▸ **Records shown**:
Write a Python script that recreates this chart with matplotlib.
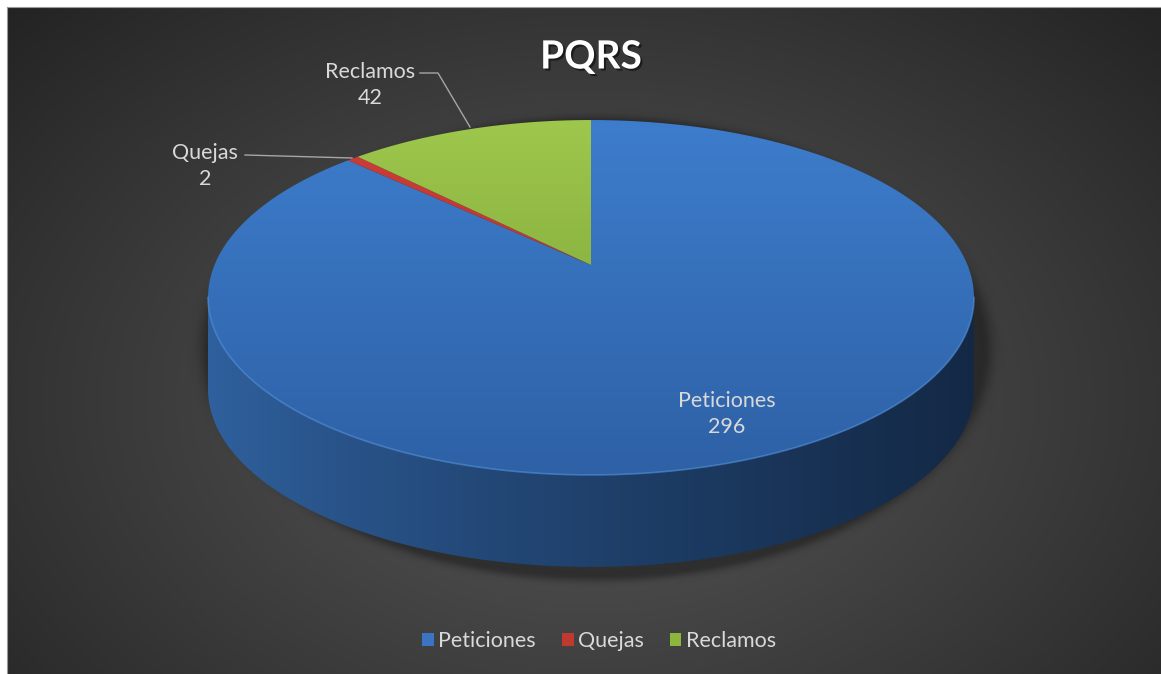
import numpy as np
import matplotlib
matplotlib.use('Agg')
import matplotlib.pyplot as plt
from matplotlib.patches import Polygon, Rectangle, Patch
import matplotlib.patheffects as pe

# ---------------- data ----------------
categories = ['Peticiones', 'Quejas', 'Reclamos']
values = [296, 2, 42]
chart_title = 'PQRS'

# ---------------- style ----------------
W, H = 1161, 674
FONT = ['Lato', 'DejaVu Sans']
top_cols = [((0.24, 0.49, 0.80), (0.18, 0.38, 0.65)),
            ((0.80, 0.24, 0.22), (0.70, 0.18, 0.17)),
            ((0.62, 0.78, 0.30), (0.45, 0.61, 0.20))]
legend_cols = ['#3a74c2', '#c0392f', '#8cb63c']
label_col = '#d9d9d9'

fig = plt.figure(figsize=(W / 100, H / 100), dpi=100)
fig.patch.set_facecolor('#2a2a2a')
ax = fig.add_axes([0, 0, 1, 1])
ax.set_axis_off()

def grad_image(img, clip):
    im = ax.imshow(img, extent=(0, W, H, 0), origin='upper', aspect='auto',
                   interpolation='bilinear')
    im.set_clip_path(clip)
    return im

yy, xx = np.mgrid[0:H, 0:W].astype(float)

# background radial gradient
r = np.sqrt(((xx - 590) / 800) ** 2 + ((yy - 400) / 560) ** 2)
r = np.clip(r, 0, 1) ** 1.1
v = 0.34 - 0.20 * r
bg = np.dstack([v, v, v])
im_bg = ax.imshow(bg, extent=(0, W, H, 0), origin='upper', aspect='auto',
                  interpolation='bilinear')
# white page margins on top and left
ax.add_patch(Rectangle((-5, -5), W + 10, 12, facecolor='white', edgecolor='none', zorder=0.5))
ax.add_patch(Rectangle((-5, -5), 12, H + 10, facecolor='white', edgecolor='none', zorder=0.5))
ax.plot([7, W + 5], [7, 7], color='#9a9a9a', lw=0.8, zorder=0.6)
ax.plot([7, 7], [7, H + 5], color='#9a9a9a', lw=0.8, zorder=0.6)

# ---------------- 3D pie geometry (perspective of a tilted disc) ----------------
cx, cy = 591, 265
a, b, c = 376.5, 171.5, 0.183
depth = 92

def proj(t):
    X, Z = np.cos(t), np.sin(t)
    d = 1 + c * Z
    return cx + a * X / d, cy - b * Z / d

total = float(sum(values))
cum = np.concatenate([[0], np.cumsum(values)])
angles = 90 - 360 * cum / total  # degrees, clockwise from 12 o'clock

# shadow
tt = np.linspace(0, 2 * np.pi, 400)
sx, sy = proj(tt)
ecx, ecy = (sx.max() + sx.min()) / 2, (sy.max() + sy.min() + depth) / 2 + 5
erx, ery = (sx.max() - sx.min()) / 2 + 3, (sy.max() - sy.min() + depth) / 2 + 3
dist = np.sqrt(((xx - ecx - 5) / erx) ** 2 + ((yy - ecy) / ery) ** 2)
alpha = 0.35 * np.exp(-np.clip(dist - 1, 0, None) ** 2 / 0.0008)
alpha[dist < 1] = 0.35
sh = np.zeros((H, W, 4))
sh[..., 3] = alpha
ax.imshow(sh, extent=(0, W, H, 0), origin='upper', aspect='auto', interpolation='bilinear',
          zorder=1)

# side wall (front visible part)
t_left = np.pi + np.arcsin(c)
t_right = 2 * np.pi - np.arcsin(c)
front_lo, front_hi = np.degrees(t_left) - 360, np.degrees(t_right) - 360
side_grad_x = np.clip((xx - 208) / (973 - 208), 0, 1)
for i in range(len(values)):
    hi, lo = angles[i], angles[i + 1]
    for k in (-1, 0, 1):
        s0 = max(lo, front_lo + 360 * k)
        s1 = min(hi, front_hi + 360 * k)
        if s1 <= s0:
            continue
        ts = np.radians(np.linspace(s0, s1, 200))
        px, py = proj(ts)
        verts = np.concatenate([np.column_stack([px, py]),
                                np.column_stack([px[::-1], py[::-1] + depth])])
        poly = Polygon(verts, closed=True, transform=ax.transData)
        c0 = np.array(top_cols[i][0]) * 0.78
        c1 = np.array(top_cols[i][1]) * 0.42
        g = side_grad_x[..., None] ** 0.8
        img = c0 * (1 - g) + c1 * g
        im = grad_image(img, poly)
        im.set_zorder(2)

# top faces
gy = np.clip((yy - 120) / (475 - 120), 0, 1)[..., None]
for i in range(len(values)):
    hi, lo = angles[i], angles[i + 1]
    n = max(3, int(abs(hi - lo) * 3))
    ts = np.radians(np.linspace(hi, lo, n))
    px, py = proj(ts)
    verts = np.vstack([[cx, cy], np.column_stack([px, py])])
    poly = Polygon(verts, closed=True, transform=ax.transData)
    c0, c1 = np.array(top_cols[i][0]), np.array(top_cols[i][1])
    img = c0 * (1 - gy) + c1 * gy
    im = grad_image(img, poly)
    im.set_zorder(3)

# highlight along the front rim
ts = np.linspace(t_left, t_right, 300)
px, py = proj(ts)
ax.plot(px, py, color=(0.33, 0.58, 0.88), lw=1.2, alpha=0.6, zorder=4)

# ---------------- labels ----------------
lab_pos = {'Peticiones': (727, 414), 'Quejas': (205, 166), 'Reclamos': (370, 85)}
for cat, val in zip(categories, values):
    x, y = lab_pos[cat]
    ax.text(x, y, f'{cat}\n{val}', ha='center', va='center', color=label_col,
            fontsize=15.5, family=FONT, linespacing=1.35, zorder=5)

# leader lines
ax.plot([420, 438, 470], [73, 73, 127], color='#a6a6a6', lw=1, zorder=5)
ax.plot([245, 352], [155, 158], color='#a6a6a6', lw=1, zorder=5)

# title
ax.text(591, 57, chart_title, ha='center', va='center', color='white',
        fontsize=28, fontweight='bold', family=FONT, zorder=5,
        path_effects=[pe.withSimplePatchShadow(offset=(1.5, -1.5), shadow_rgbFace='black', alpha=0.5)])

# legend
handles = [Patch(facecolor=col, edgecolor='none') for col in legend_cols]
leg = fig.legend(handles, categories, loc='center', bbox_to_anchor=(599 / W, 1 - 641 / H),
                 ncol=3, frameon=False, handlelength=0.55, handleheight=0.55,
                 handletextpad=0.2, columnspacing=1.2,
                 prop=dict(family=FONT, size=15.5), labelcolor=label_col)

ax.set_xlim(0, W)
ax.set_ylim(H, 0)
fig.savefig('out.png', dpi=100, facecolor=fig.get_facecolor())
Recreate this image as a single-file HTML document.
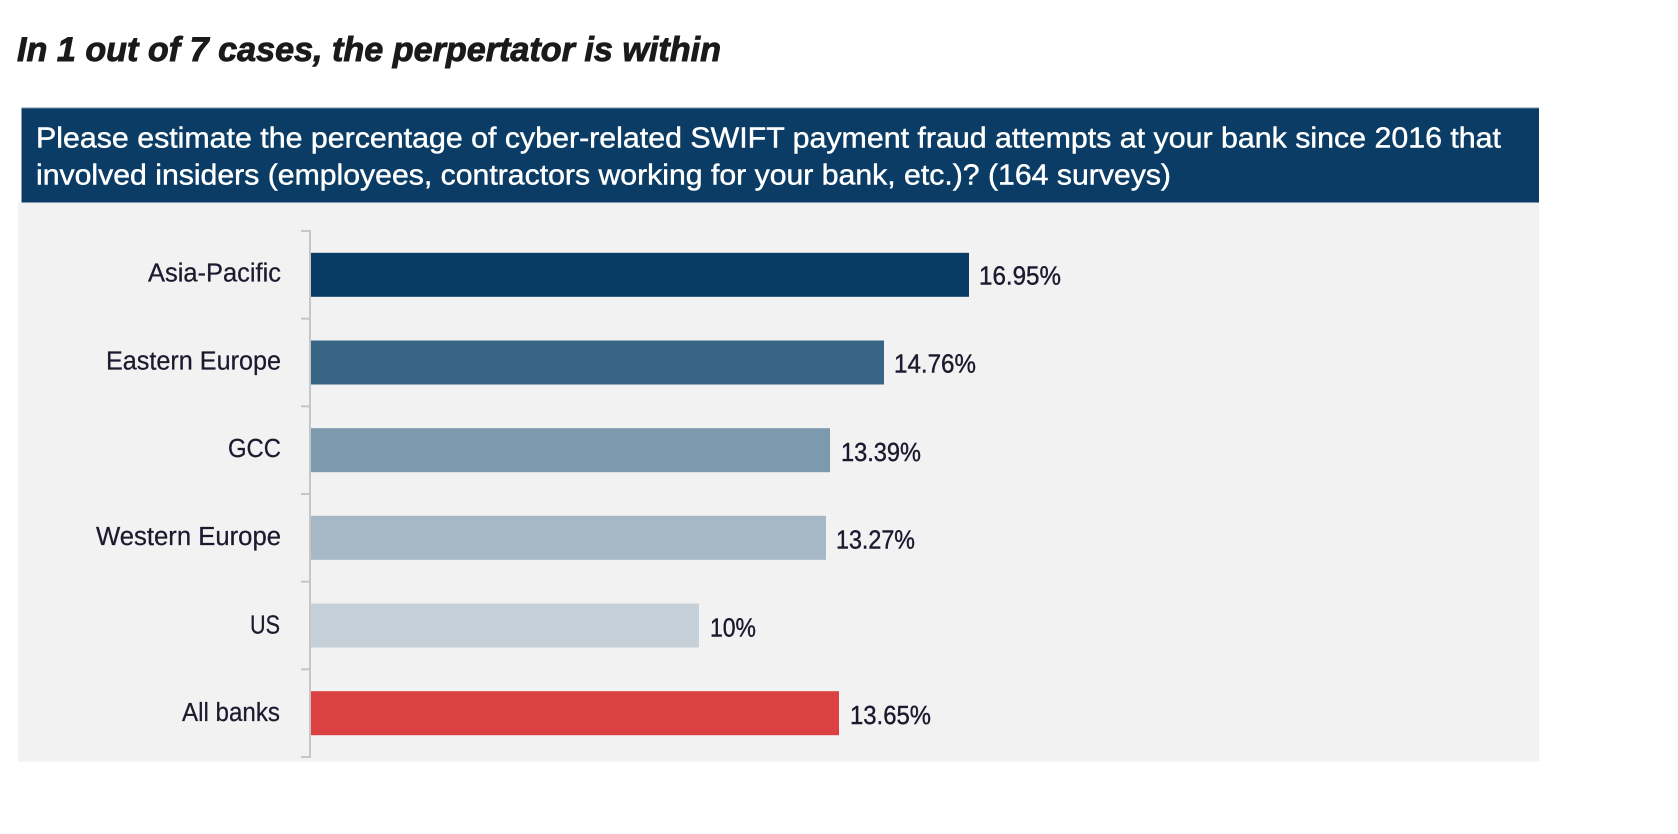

▸ **Requirement**:
Print the complete listing exactly, apart from any pictures.

▸ **Result**:
Write a Python script that recreates this chart with matplotlib.
import numpy as np
import matplotlib
matplotlib.use('Agg')
import matplotlib.pyplot as plt
from matplotlib.patches import Polygon, Rectangle, Patch
import matplotlib.patheffects as pe

# ---------------- data ----------------
categories = ['Peticiones', 'Quejas', 'Reclamos']
values = [296, 2, 42]
chart_title = 'PQRS'

# ---------------- style ----------------
W, H = 1161, 674
FONT = ['Lato', 'DejaVu Sans']
top_cols = [((0.24, 0.49, 0.80), (0.18, 0.38, 0.65)),
            ((0.80, 0.24, 0.22), (0.70, 0.18, 0.17)),
            ((0.62, 0.78, 0.30), (0.45, 0.61, 0.20))]
legend_cols = ['#3a74c2', '#c0392f', '#8cb63c']
label_col = '#d9d9d9'

fig = plt.figure(figsize=(W / 100, H / 100), dpi=100)
fig.patch.set_facecolor('#2a2a2a')
ax = fig.add_axes([0, 0, 1, 1])
ax.set_axis_off()

def grad_image(img, clip):
    im = ax.imshow(img, extent=(0, W, H, 0), origin='upper', aspect='auto',
                   interpolation='bilinear')
    im.set_clip_path(clip)
    return im

yy, xx = np.mgrid[0:H, 0:W].astype(float)

# background radial gradient
r = np.sqrt(((xx - 590) / 800) ** 2 + ((yy - 400) / 560) ** 2)
r = np.clip(r, 0, 1) ** 1.1
v = 0.34 - 0.20 * r
bg = np.dstack([v, v, v])
im_bg = ax.imshow(bg, extent=(0, W, H, 0), origin='upper', aspect='auto',
                  interpolation='bilinear')
# white page margins on top and left
ax.add_patch(Rectangle((-5, -5), W + 10, 12, facecolor='white', edgecolor='none', zorder=0.5))
ax.add_patch(Rectangle((-5, -5), 12, H + 10, facecolor='white', edgecolor='none', zorder=0.5))
ax.plot([7, W + 5], [7, 7], color='#9a9a9a', lw=0.8, zorder=0.6)
ax.plot([7, 7], [7, H + 5], color='#9a9a9a', lw=0.8, zorder=0.6)

# ---------------- 3D pie geometry (perspective of a tilted disc) ----------------
cx, cy = 591, 265
a, b, c = 376.5, 171.5, 0.183
depth = 92

def proj(t):
    X, Z = np.cos(t), np.sin(t)
    d = 1 + c * Z
    return cx + a * X / d, cy - b * Z / d

total = float(sum(values))
cum = np.concatenate([[0], np.cumsum(values)])
angles = 90 - 360 * cum / total  # degrees, clockwise from 12 o'clock

# shadow
tt = np.linspace(0, 2 * np.pi, 400)
sx, sy = proj(tt)
ecx, ecy = (sx.max() + sx.min()) / 2, (sy.max() + sy.min() + depth) / 2 + 5
erx, ery = (sx.max() - sx.min()) / 2 + 3, (sy.max() - sy.min() + depth) / 2 + 3
dist = np.sqrt(((xx - ecx - 5) / erx) ** 2 + ((yy - ecy) / ery) ** 2)
alpha = 0.35 * np.exp(-np.clip(dist - 1, 0, None) ** 2 / 0.0008)
alpha[dist < 1] = 0.35
sh = np.zeros((H, W, 4))
sh[..., 3] = alpha
ax.imshow(sh, extent=(0, W, H, 0), origin='upper', aspect='auto', interpolation='bilinear',
          zorder=1)

# side wall (front visible part)
t_left = np.pi + np.arcsin(c)
t_right = 2 * np.pi - np.arcsin(c)
front_lo, front_hi = np.degrees(t_left) - 360, np.degrees(t_right) - 360
side_grad_x = np.clip((xx - 208) / (973 - 208), 0, 1)
for i in range(len(values)):
    hi, lo = angles[i], angles[i + 1]
    for k in (-1, 0, 1):
        s0 = max(lo, front_lo + 360 * k)
        s1 = min(hi, front_hi + 360 * k)
        if s1 <= s0:
            continue
        ts = np.radians(np.linspace(s0, s1, 200))
        px, py = proj(ts)
        verts = np.concatenate([np.column_stack([px, py]),
                                np.column_stack([px[::-1], py[::-1] + depth])])
        poly = Polygon(verts, closed=True, transform=ax.transData)
        c0 = np.array(top_cols[i][0]) * 0.78
        c1 = np.array(top_cols[i][1]) * 0.42
        g = side_grad_x[..., None] ** 0.8
        img = c0 * (1 - g) + c1 * g
        im = grad_image(img, poly)
        im.set_zorder(2)

# top faces
gy = np.clip((yy - 120) / (475 - 120), 0, 1)[..., None]
for i in range(len(values)):
    hi, lo = angles[i], angles[i + 1]
    n = max(3, int(abs(hi - lo) * 3))
    ts = np.radians(np.linspace(hi, lo, n))
    px, py = proj(ts)
    verts = np.vstack([[cx, cy], np.column_stack([px, py])])
    poly = Polygon(verts, closed=True, transform=ax.transData)
    c0, c1 = np.array(top_cols[i][0]), np.array(top_cols[i][1])
    img = c0 * (1 - gy) + c1 * gy
    im = grad_image(img, poly)
    im.set_zorder(3)

# highlight along the front rim
ts = np.linspace(t_left, t_right, 300)
px, py = proj(ts)
ax.plot(px, py, color=(0.33, 0.58, 0.88), lw=1.2, alpha=0.6, zorder=4)

# ---------------- labels ----------------
lab_pos = {'Peticiones': (727, 414), 'Quejas': (205, 166), 'Reclamos': (370, 85)}
for cat, val in zip(categories, values):
    x, y = lab_pos[cat]
    ax.text(x, y, f'{cat}\n{val}', ha='center', va='center', color=label_col,
            fontsize=15.5, family=FONT, linespacing=1.35, zorder=5)

# leader lines
ax.plot([420, 438, 470], [73, 73, 127], color='#a6a6a6', lw=1, zorder=5)
ax.plot([245, 352], [155, 158], color='#a6a6a6', lw=1, zorder=5)

# title
ax.text(591, 57, chart_title, ha='center', va='center', color='white',
        fontsize=28, fontweight='bold', family=FONT, zorder=5,
        path_effects=[pe.withSimplePatchShadow(offset=(1.5, -1.5), shadow_rgbFace='black', alpha=0.5)])

# legend
handles = [Patch(facecolor=col, edgecolor='none') for col in legend_cols]
leg = fig.legend(handles, categories, loc='center', bbox_to_anchor=(599 / W, 1 - 641 / H),
                 ncol=3, frameon=False, handlelength=0.55, handleheight=0.55,
                 handletextpad=0.2, columnspacing=1.2,
                 prop=dict(family=FONT, size=15.5), labelcolor=label_col)

ax.set_xlim(0, W)
ax.set_ylim(H, 0)
fig.savefig('out.png', dpi=100, facecolor=fig.get_facecolor())
Recreate this image as a single-file HTML document.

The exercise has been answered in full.